そう伝えると、顔は一瞬で安堵に満ちて、癌じゃなくてよかった、と椅子を立ち上がって私の方へ歩み寄ると、強く抱き締めて頭をそっと撫でてくれた。


「朱希はどうしたい?」


「腹腔鏡で切れるうちに切りたい」


「わかった。シフトを調整しといて。
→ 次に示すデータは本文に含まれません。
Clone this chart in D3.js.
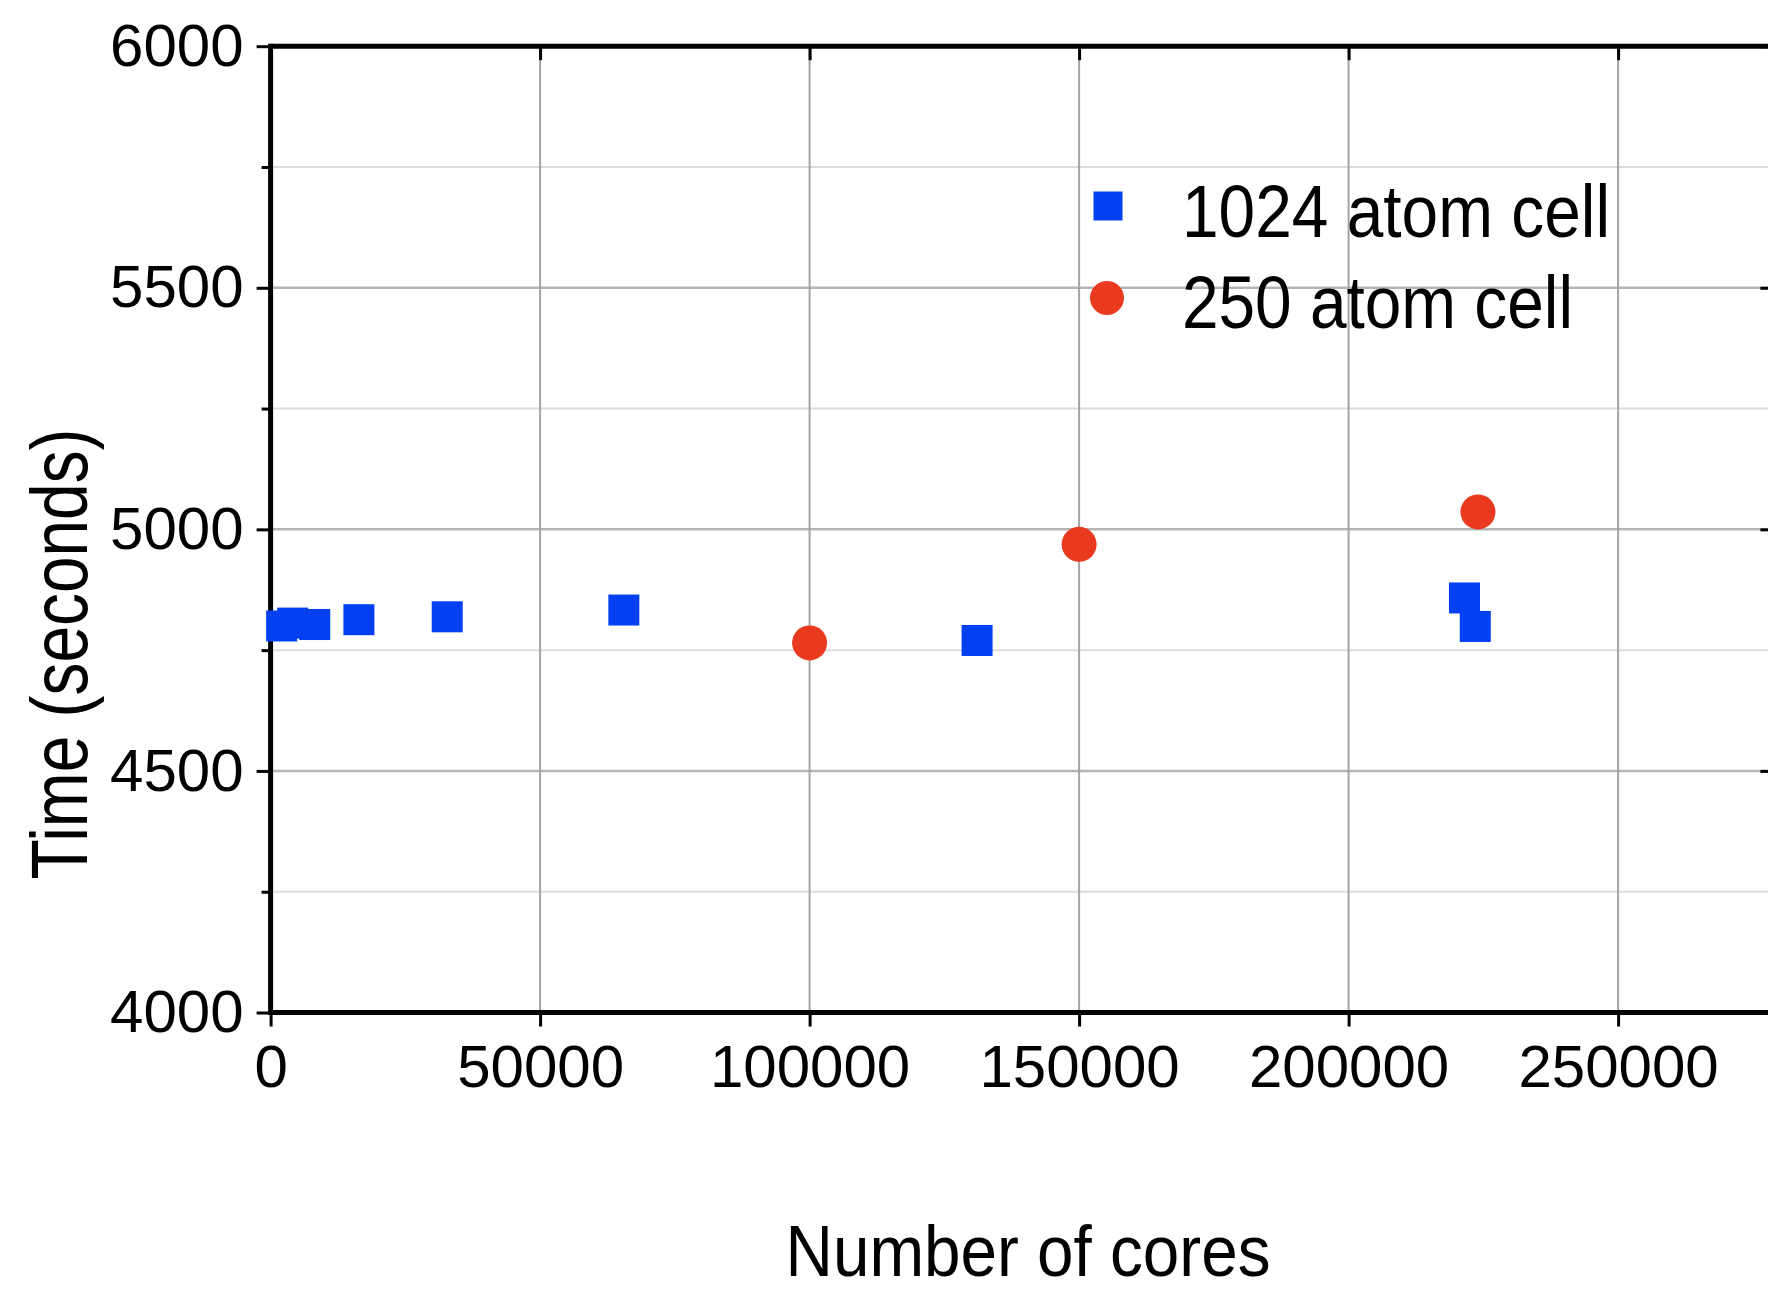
<!DOCTYPE html>
<html>
<head>
<meta charset="utf-8">
<script src="https://cdn.jsdelivr.net/npm/d3@7"></script>
<style>
  html, body { margin: 0; padding: 0; background: #fff; }
  svg { display: block; }
  text { font-family: "Liberation Sans", Arial, Helvetica, sans-serif; fill: #000; }
</style>
</head>
<body>
<svg id="chart" width="1768" height="1290"></svg>
<script>
// Run time against core count for two cell sizes
const cores1024 = [2048, 4096, 8192, 16384, 32768, 65536, 131072, 221500, 223500];
const time1024  = [4800, 4806, 4803, 4813, 4819, 4833, 4770, 4858, 4799];

const cores250 = [100000, 150000, 224000];
const time250  = [4765, 4969, 5036];

const seriesNames = ["1024 atom cell", "250 atom cell"];
const xTicks = [0, 50000, 100000, 150000, 200000, 250000];
const yTicks = [4000, 4500, 5000, 5500, 6000];
const yMinorTicks = [4250, 4750, 5250, 5750];

const blue = "#0340f2";
const red = "#e9391e";

const svg = d3.select("#chart");

const plotLeft = 270.6, plotTop = 46.2, plotBottom = 1012.5;
const xMax = 279000;
const pxPer50k = 269.5;
const plotRight = plotLeft + xMax / 50000 * pxPer50k;

const x = d3.scaleLinear().domain([0, xMax]).range([plotLeft, plotRight]);
const y = d3.scaleLinear().domain([4000, 6000]).range([plotBottom, plotTop]);

// grid
const grid = svg.append("g");
grid.selectAll("line.ymin").data(yMinorTicks).join("line")
  .attr("x1", plotLeft).attr("x2", plotRight)
  .attr("y1", d => y(d)).attr("y2", d => y(d))
  .attr("stroke", "#dcdcdc").attr("stroke-width", 2);
grid.selectAll("line.ymaj").data(yTicks.slice(1, -1)).join("line")
  .attr("x1", plotLeft).attr("x2", plotRight)
  .attr("y1", d => y(d)).attr("y2", d => y(d))
  .attr("stroke", "#b5b5b5").attr("stroke-width", 2.5);
grid.selectAll("line.xmaj").data(xTicks.slice(1)).join("line")
  .attr("x1", d => x(d)).attr("x2", d => x(d))
  .attr("y1", plotTop).attr("y2", plotBottom)
  .attr("stroke", "#a4a4a4").attr("stroke-width", 2);

function styleAxis(g) {
  g.select(".domain").remove();
  g.selectAll(".tick line").attr("stroke", "#000").attr("stroke-width", 3);
  g.selectAll(".tick text").attr("font-size", 60).attr("fill", "#000")
    .attr("font-family", "'Liberation Sans', Arial, sans-serif");
}

// left axis with labels
svg.append("g").attr("transform", `translate(${plotLeft},0)`)
  .call(d3.axisLeft(y).tickValues(yTicks).tickSize(14).tickPadding(13).tickFormat(d3.format("d")))
  .call(styleAxis);
// left minor ticks
svg.append("g").attr("transform", `translate(${plotLeft},0)`)
  .call(d3.axisLeft(y).tickValues(yMinorTicks).tickSize(9).tickFormat(""))
  .call(styleAxis);
// bottom axis with labels
svg.append("g").attr("transform", `translate(0,${plotBottom})`)
  .call(d3.axisBottom(x).tickValues(xTicks).tickSize(14).tickPadding(18).tickFormat(d3.format("d")))
  .call(styleAxis);
// top axis: inward ticks
svg.append("g").attr("transform", `translate(0,${plotTop})`)
  .call(d3.axisBottom(x).tickValues(xTicks).tickSize(14).tickFormat(""))
  .call(styleAxis);
// right axis: inward ticks
svg.append("g").attr("transform", `translate(${plotRight},0)`)
  .call(d3.axisLeft(y).tickValues(yTicks).tickSize(14).tickFormat(""))
  .call(styleAxis);

// frame
const frame = svg.append("g").attr("stroke", "#000").attr("stroke-width", 5).attr("fill", "none");
frame.append("line").attr("x1", plotLeft).attr("x2", plotLeft).attr("y1", plotTop - 2.5).attr("y2", plotBottom + 2.5);
frame.append("line").attr("x1", plotRight).attr("x2", plotRight).attr("y1", plotTop - 2.5).attr("y2", plotBottom + 2.5);
frame.append("line").attr("x1", plotLeft).attr("x2", plotRight).attr("y1", plotTop).attr("y2", plotTop);
frame.append("line").attr("x1", plotLeft).attr("x2", plotRight).attr("y1", plotBottom).attr("y2", plotBottom);

// markers
const sq = 31, rad = 17.5;
svg.append("g").selectAll("rect").data(d3.zip(cores1024, time1024)).join("rect")
  .attr("x", d => x(d[0]) - sq / 2).attr("y", d => y(d[1]) - sq / 2)
  .attr("width", sq).attr("height", sq).attr("fill", blue);
svg.append("g").selectAll("circle").data(d3.zip(cores250, time250)).join("circle")
  .attr("cx", d => x(d[0])).attr("cy", d => y(d[1])).attr("r", rad).attr("fill", red);

// legend
const lg = svg.append("g");
lg.append("rect").attr("x", 1108 - 14.5).attr("y", 206 - 14.5).attr("width", 29).attr("height", 29).attr("fill", blue);
lg.append("circle").attr("cx", 1107).attr("cy", 298).attr("r", 17).attr("fill", red);
lg.append("text").attr("x", 1182).attr("y", 237).attr("font-size", 75)
  .attr("textLength", 428).attr("lengthAdjust", "spacingAndGlyphs").text(seriesNames[0]);
lg.append("text").attr("x", 1182).attr("y", 328).attr("font-size", 75)
  .attr("textLength", 391).attr("lengthAdjust", "spacingAndGlyphs").text(seriesNames[1]);

// axis titles
svg.append("text").attr("x", 1028).attr("y", 1276).attr("font-size", 72)
  .attr("text-anchor", "middle")
  .attr("textLength", 485).attr("lengthAdjust", "spacingAndGlyphs")
  .text("Number of cores");
svg.append("text").attr("transform", "translate(87,654) rotate(-90)")
  .attr("font-size", 80).attr("text-anchor", "middle")
  .attr("textLength", 451).attr("lengthAdjust", "spacingAndGlyphs")
  .text("Time (seconds)");
</script>
</body>
</html>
なるべく早く切ろう」


うん、ありがとうって言ったけれど……

英介が切るんだよね?と訊いてみると、当たり前だろ。

朱希の身体にメスを入れていいのは俺だけだ、と。


やっぱりね。

独占欲の塊だから他の医者に、女医さんだとしても触れられることすら、嫌なんだよ。


こうして2週間後に、腹腔鏡下手術で腫瘍を切ることになった。


そして、切り取られた腫瘍の病理検査を美和がしてくれて、やはり良性だった。

英介も、俊也も美和も、良かったと言ってくれて。

大丈夫って言ったにも関わらず、飛んで来た母も涙を流して、良かったわ。

何の問題もなく3日で病室から離れたけれど……

その間ーー…英介は毎日、病室に来て事務作業は私の病室でしていて、隣にベッドを持ち込んで寝ていた。

院長室ですればいいのにって…

せめて仮眠室で寝ればいいのにって言ってみたけれど……

俺が傍に居たいんだよって返されたら、嬉しくて何も言えないよ。


本当ならば、直ぐにでも仕事復帰したかったけれど……英介に許されず、病室を離れた日から3日後の診察が終わった翌日にーー漸く、英介の許可が下りた。